▶ **EXERCISE DESCRIPTION**
Repeat every line of the listing below exactly, minus the pictures.

▶ **SUPPLIED INFORMATION**

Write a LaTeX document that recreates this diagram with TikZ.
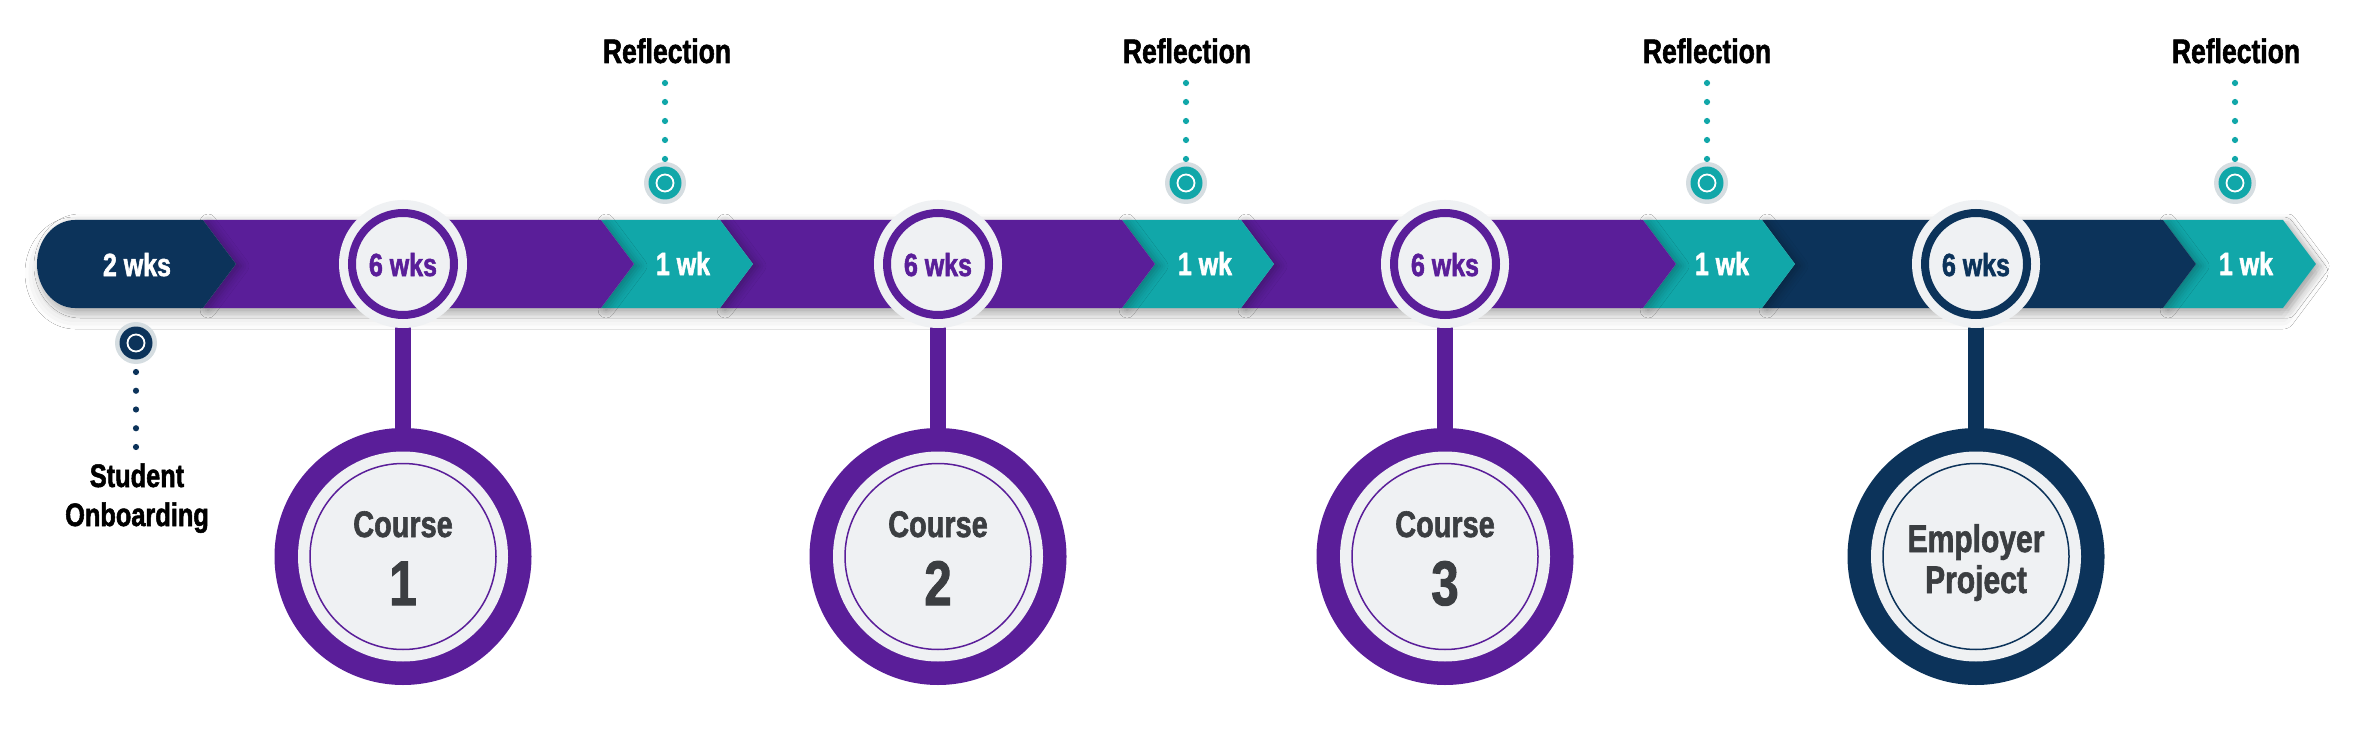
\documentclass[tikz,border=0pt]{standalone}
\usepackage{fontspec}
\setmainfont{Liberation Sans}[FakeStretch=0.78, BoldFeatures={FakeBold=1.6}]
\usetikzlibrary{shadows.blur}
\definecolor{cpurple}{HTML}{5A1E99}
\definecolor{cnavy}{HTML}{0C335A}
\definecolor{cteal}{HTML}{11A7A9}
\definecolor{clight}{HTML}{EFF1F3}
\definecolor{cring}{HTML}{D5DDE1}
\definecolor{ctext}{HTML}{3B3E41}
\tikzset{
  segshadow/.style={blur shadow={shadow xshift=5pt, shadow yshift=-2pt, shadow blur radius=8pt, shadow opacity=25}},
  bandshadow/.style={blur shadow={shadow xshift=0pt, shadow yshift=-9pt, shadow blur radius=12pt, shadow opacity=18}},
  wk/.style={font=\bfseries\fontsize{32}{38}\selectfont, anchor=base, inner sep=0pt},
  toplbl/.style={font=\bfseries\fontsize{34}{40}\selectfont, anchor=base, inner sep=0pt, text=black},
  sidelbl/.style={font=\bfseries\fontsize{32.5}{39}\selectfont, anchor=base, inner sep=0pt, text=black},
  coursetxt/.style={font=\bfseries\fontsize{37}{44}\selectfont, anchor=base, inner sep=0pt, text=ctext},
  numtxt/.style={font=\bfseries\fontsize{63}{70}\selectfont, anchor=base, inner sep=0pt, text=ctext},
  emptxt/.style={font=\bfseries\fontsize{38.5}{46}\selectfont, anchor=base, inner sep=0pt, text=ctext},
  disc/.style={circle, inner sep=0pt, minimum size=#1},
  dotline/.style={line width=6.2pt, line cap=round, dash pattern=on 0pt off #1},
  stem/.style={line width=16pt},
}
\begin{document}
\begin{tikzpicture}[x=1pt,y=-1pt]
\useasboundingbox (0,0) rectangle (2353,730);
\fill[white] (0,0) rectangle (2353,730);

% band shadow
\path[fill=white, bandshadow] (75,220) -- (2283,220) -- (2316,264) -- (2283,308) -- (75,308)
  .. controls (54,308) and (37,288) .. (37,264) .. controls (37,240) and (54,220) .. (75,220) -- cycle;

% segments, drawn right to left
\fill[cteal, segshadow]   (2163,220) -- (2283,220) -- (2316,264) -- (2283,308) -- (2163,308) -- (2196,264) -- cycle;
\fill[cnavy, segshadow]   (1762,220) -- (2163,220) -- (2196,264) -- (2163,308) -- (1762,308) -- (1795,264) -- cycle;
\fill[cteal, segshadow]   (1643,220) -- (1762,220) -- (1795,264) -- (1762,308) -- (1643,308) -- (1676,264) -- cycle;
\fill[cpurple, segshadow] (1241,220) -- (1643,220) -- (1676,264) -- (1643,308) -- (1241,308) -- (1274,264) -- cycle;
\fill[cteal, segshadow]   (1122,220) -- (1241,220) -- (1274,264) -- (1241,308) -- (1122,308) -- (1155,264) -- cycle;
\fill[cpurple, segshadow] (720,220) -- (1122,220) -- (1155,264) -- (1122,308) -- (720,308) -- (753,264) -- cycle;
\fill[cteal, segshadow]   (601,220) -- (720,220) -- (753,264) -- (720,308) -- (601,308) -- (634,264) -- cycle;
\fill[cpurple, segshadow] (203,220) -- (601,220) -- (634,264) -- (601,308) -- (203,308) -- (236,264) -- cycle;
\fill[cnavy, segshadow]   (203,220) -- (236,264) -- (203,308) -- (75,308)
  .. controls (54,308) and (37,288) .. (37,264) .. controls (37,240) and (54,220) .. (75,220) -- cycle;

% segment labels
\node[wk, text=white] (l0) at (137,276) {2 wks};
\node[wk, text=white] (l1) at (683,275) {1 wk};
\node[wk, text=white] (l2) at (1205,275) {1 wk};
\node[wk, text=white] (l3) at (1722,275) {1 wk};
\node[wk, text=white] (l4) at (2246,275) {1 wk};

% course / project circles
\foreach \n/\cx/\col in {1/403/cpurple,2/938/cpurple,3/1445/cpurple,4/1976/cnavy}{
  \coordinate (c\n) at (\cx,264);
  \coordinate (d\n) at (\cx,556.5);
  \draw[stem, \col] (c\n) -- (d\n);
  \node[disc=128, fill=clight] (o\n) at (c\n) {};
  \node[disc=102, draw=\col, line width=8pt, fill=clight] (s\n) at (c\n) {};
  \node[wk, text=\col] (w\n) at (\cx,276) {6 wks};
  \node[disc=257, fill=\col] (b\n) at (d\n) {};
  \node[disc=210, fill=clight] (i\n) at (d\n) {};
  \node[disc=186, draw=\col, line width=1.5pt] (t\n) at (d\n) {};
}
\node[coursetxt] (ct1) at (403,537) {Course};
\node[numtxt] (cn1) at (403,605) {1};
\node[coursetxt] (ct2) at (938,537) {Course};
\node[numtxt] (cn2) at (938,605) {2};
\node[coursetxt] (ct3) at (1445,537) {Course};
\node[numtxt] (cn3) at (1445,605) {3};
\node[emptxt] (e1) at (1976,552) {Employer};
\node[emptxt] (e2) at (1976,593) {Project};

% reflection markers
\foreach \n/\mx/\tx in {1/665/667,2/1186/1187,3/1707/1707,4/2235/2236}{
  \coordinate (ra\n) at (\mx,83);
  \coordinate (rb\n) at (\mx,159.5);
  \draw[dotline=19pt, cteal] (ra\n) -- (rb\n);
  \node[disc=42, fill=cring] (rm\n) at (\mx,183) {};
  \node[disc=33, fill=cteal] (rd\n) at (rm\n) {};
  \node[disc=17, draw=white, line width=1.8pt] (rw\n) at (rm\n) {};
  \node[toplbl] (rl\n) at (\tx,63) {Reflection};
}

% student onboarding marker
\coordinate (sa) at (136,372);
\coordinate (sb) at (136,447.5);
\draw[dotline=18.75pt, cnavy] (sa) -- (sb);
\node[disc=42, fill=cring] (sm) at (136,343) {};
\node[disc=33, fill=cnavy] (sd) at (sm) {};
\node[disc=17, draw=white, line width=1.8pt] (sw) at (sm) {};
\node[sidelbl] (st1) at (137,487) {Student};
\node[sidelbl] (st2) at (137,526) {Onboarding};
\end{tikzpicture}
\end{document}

▶ **WRITTEN REPLY**
Write a LaTeX document that recreates this diagram with TikZ.
\documentclass[tikz,border=0pt]{standalone}
\usepackage{fontspec}
\setmainfont{Liberation Sans}[FakeStretch=0.78, BoldFeatures={FakeBold=1.6}]
\usetikzlibrary{shadows.blur}
\definecolor{cpurple}{HTML}{5A1E99}
\definecolor{cnavy}{HTML}{0C335A}
\definecolor{cteal}{HTML}{11A7A9}
\definecolor{clight}{HTML}{EFF1F3}
\definecolor{cring}{HTML}{D5DDE1}
\definecolor{ctext}{HTML}{3B3E41}
\tikzset{
  segshadow/.style={blur shadow={shadow xshift=5pt, shadow yshift=-2pt, shadow blur radius=8pt, shadow opacity=25}},
  bandshadow/.style={blur shadow={shadow xshift=0pt, shadow yshift=-9pt, shadow blur radius=12pt, shadow opacity=18}},
  wk/.style={font=\bfseries\fontsize{32}{38}\selectfont, anchor=base, inner sep=0pt},
  toplbl/.style={font=\bfseries\fontsize{34}{40}\selectfont, anchor=base, inner sep=0pt, text=black},
  sidelbl/.style={font=\bfseries\fontsize{32.5}{39}\selectfont, anchor=base, inner sep=0pt, text=black},
  coursetxt/.style={font=\bfseries\fontsize{37}{44}\selectfont, anchor=base, inner sep=0pt, text=ctext},
  numtxt/.style={font=\bfseries\fontsize{63}{70}\selectfont, anchor=base, inner sep=0pt, text=ctext},
  emptxt/.style={font=\bfseries\fontsize{38.5}{46}\selectfont, anchor=base, inner sep=0pt, text=ctext},
  disc/.style={circle, inner sep=0pt, minimum size=#1},
  dotline/.style={line width=6.2pt, line cap=round, dash pattern=on 0pt off #1},
  stem/.style={line width=16pt},
}
\begin{document}
\begin{tikzpicture}[x=1pt,y=-1pt]
\useasboundingbox (0,0) rectangle (2353,730);
\fill[white] (0,0) rectangle (2353,730);

% band shadow
\path[fill=white, bandshadow] (75,220) -- (2283,220) -- (2316,264) -- (2283,308) -- (75,308)
  .. controls (54,308) and (37,288) .. (37,264) .. controls (37,240) and (54,220) .. (75,220) -- cycle;

% segments, drawn right to left
\fill[cteal, segshadow]   (2163,220) -- (2283,220) -- (2316,264) -- (2283,308) -- (2163,308) -- (2196,264) -- cycle;
\fill[cnavy, segshadow]   (1762,220) -- (2163,220) -- (2196,264) -- (2163,308) -- (1762,308) -- (1795,264) -- cycle;
\fill[cteal, segshadow]   (1643,220) -- (1762,220) -- (1795,264) -- (1762,308) -- (1643,308) -- (1676,264) -- cycle;
\fill[cpurple, segshadow] (1241,220) -- (1643,220) -- (1676,264) -- (1643,308) -- (1241,308) -- (1274,264) -- cycle;
\fill[cteal, segshadow]   (1122,220) -- (1241,220) -- (1274,264) -- (1241,308) -- (1122,308) -- (1155,264) -- cycle;
\fill[cpurple, segshadow] (720,220) -- (1122,220) -- (1155,264) -- (1122,308) -- (720,308) -- (753,264) -- cycle;
\fill[cteal, segshadow]   (601,220) -- (720,220) -- (753,264) -- (720,308) -- (601,308) -- (634,264) -- cycle;
\fill[cpurple, segshadow] (203,220) -- (601,220) -- (634,264) -- (601,308) -- (203,308) -- (236,264) -- cycle;
\fill[cnavy, segshadow]   (203,220) -- (236,264) -- (203,308) -- (75,308)
  .. controls (54,308) and (37,288) .. (37,264) .. controls (37,240) and (54,220) .. (75,220) -- cycle;

% segment labels
\node[wk, text=white] (l0) at (137,276) {2 wks};
\node[wk, text=white] (l1) at (683,275) {1 wk};
\node[wk, text=white] (l2) at (1205,275) {1 wk};
\node[wk, text=white] (l3) at (1722,275) {1 wk};
\node[wk, text=white] (l4) at (2246,275) {1 wk};

% course / project circles
\foreach \n/\cx/\col in {1/403/cpurple,2/938/cpurple,3/1445/cpurple,4/1976/cnavy}{
  \coordinate (c\n) at (\cx,264);
  \coordinate (d\n) at (\cx,556.5);
  \draw[stem, \col] (c\n) -- (d\n);
  \node[disc=128, fill=clight] (o\n) at (c\n) {};
  \node[disc=102, draw=\col, line width=8pt, fill=clight] (s\n) at (c\n) {};
  \node[wk, text=\col] (w\n) at (\cx,276) {6 wks};
  \node[disc=257, fill=\col] (b\n) at (d\n) {};
  \node[disc=210, fill=clight] (i\n) at (d\n) {};
  \node[disc=186, draw=\col, line width=1.5pt] (t\n) at (d\n) {};
}
\node[coursetxt] (ct1) at (403,537) {Course};
\node[numtxt] (cn1) at (403,605) {1};
\node[coursetxt] (ct2) at (938,537) {Course};
\node[numtxt] (cn2) at (938,605) {2};
\node[coursetxt] (ct3) at (1445,537) {Course};
\node[numtxt] (cn3) at (1445,605) {3};
\node[emptxt] (e1) at (1976,552) {Employer};
\node[emptxt] (e2) at (1976,593) {Project};

% reflection markers
\foreach \n/\mx/\tx in {1/665/667,2/1186/1187,3/1707/1707,4/2235/2236}{
  \coordinate (ra\n) at (\mx,83);
  \coordinate (rb\n) at (\mx,159.5);
  \draw[dotline=19pt, cteal] (ra\n) -- (rb\n);
  \node[disc=42, fill=cring] (rm\n) at (\mx,183) {};
  \node[disc=33, fill=cteal] (rd\n) at (rm\n) {};
  \node[disc=17, draw=white, line width=1.8pt] (rw\n) at (rm\n) {};
  \node[toplbl] (rl\n) at (\tx,63) {Reflection};
}

% student onboarding marker
\coordinate (sa) at (136,372);
\coordinate (sb) at (136,447.5);
\draw[dotline=18.75pt, cnavy] (sa) -- (sb);
\node[disc=42, fill=cring] (sm) at (136,343) {};
\node[disc=33, fill=cnavy] (sd) at (sm) {};
\node[disc=17, draw=white, line width=1.8pt] (sw) at (sm) {};
\node[sidelbl] (st1) at (137,487) {Student};
\node[sidelbl] (st2) at (137,526) {Onboarding};
\end{tikzpicture}
\end{document}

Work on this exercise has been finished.